Maybe, though honestly, as much as I’m always going on about Urasawa, there’s a lot I haven’t read. I don’t think I made it all the way through Monster. I’ll pick it up again at some point. And people say Asadora! is great. But I want to know when we’re gonna get Billy Bat! That would be one I’d be tempted to read in French, but I read in French so slowly…if it’s 28 volumes, I’d be reading it deep in my grave.
A final question: earlier in the interview, you said that you occasionally wondered, “Choose-your-Own-Adventure” style, what might have happened if you stayed the bass player with Come On Thunderchild. Any regrets? Any bad days when you wish you’d hadn’t chosen cartooning?
No, not at all. Like any person of a certain age, you introspect a little bit. But no. Those were great times with the band, and I’m still in touch with those guys—we have group chats where we mostly discuss Danzig. [Laughter.] And semi-regularly I run into them.
Your choices were so different: you’re not working alone when you’re in a rock band.
It’s not a solitary pursuit like cartooning. Although in Columbus it’s a lot less so—yesterday, I got a text from someone saying, “Can you go to the store and tell me what kind of nibs they have?” [Laughs.] That doesn’t happen in Winston-Salem.
Drawing has been a constant for me, whereas playing an instrument was certainly not. I’m not a superstar, but I’m a skilled cartoonist, but I wouldn’t have risen to fame as a Jaco Pastorius-style bass virtuoso. I’m very happy with where I am right now.
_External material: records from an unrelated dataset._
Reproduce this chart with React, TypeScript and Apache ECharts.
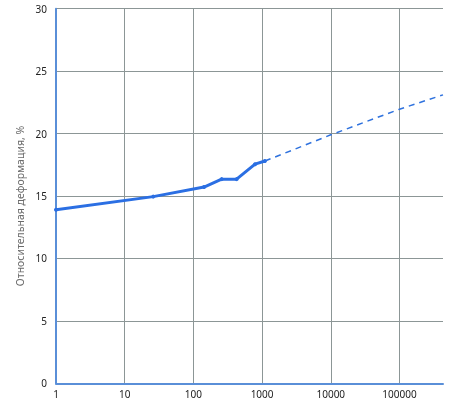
import React, { useEffect, useRef } from "react";
import * as echarts from "echarts";

const xMin = 1;
const xMax = 430000;
const yTicks = { min: 0, max: 30, interval: 5 };
const measuredX = [1, 26, 143, 258, 426, 790, 1100];
const measuredY = [13.9, 14.95, 15.72, 16.35, 16.35, 17.55, 17.8];
const forecastX = [1100, 10000, 100000, 430000];
const forecastY = [17.8, 19.9, 21.95, 23.1];
const yAxisTitle = "Относительная деформация, %";

export default function App() {
  const ref = useRef<HTMLDivElement>(null);
  useEffect(() => {
    if (!ref.current) return;
    const chart = echarts.init(ref.current, null, { renderer: "svg" });
    const font = "'Noto Sans', sans-serif";
    chart.setOption({
      animation: false,
      grid: { left: 56, right: 27, top: 8.7, bottom: 16.7, containLabel: false },
      xAxis: {
        type: "log",
        logBase: 10,
        min: xMin,
        max: xMax,
        axisLine: { show: true, lineStyle: { color: "#5a8fd8", width: 2 } },
        axisTick: { show: false },
        axisLabel: {
          color: "#222",
          fontSize: 10,
          lineHeight: 8,
          fontFamily: font,
          margin: 6.3,
          showMaxLabel: false,
          formatter: (v: number) => String(Math.round(v)),
        },
        splitLine: { show: true, showMaxLine: false, lineStyle: { color: "#8c9696", width: 1 } },
        minorTick: { show: false },
      },
      yAxis: {
        type: "value",
        min: yTicks.min,
        max: yTicks.max,
        interval: yTicks.interval,
        axisLine: { show: true, lineStyle: { color: "#5a8fd8", width: 2 } },
        axisTick: { show: false },
        axisLabel: { color: "#222", fontSize: 10, lineHeight: 10, fontFamily: font, margin: 9 },
        splitLine: { show: true, lineStyle: { color: "#8c9696", width: 1 } },
      },
      graphic: [
        {
          type: "text",
          x: 20,
          y: 206,
          rotation: Math.PI / 2,
          style: {
            text: yAxisTitle,
            fill: "#6b6b6b",
            fontSize: 10.5,
            fontFamily: font,
            textAlign: "center",
            textVerticalAlign: "middle",
          },
        },
      ],
      series: [
        {
          type: "line",
          data: forecastX.map((x, i) => [x, forecastY[i]]),
          symbol: "none",
          lineStyle: { color: "#2f72de", width: 1.5, type: [6, 5] },
          z: 2,
        },
        {
          type: "line",
          data: measuredX.map((x, i) => [x, measuredY[i]]),
          symbol: "circle",
          symbolSize: 4,
          itemStyle: { color: "#2b6fe3" },
          lineStyle: { color: "#2b6fe3", width: 3 },
          z: 3,
        },
      ],
    });
    return () => chart.dispose();
  }, []);
  return (
    <div
      ref={ref}
      style={{ position: "fixed", left: 0, top: 0, width: 470, height: 400 }}
    />
  );
}
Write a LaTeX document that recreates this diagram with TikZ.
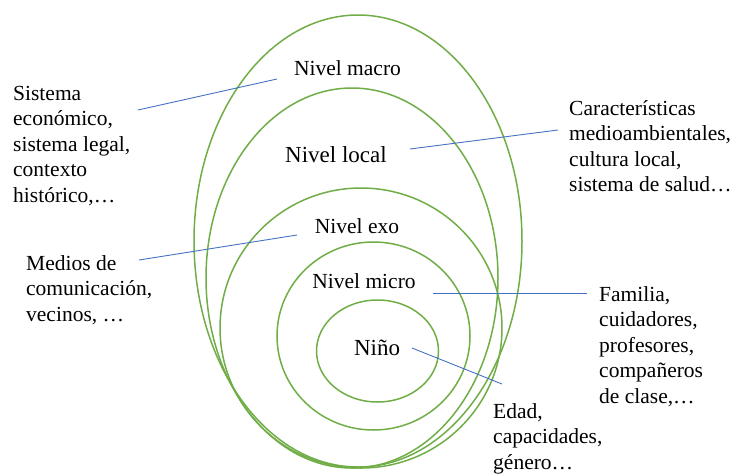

I wish I was producing work at a faster rate—and being in a big comics town makes it worse because you’re surrounded by people who are drawing comics full-time and cranking books out. Meanwhile, I’m confessing, “I got a page done this week.” If only there was a way I could be doing more drawing and less of the other stuff. I enjoy teaching, I enjoy grading a little less, but sometimes I think, “I need to be drawing.” The drawing is most important.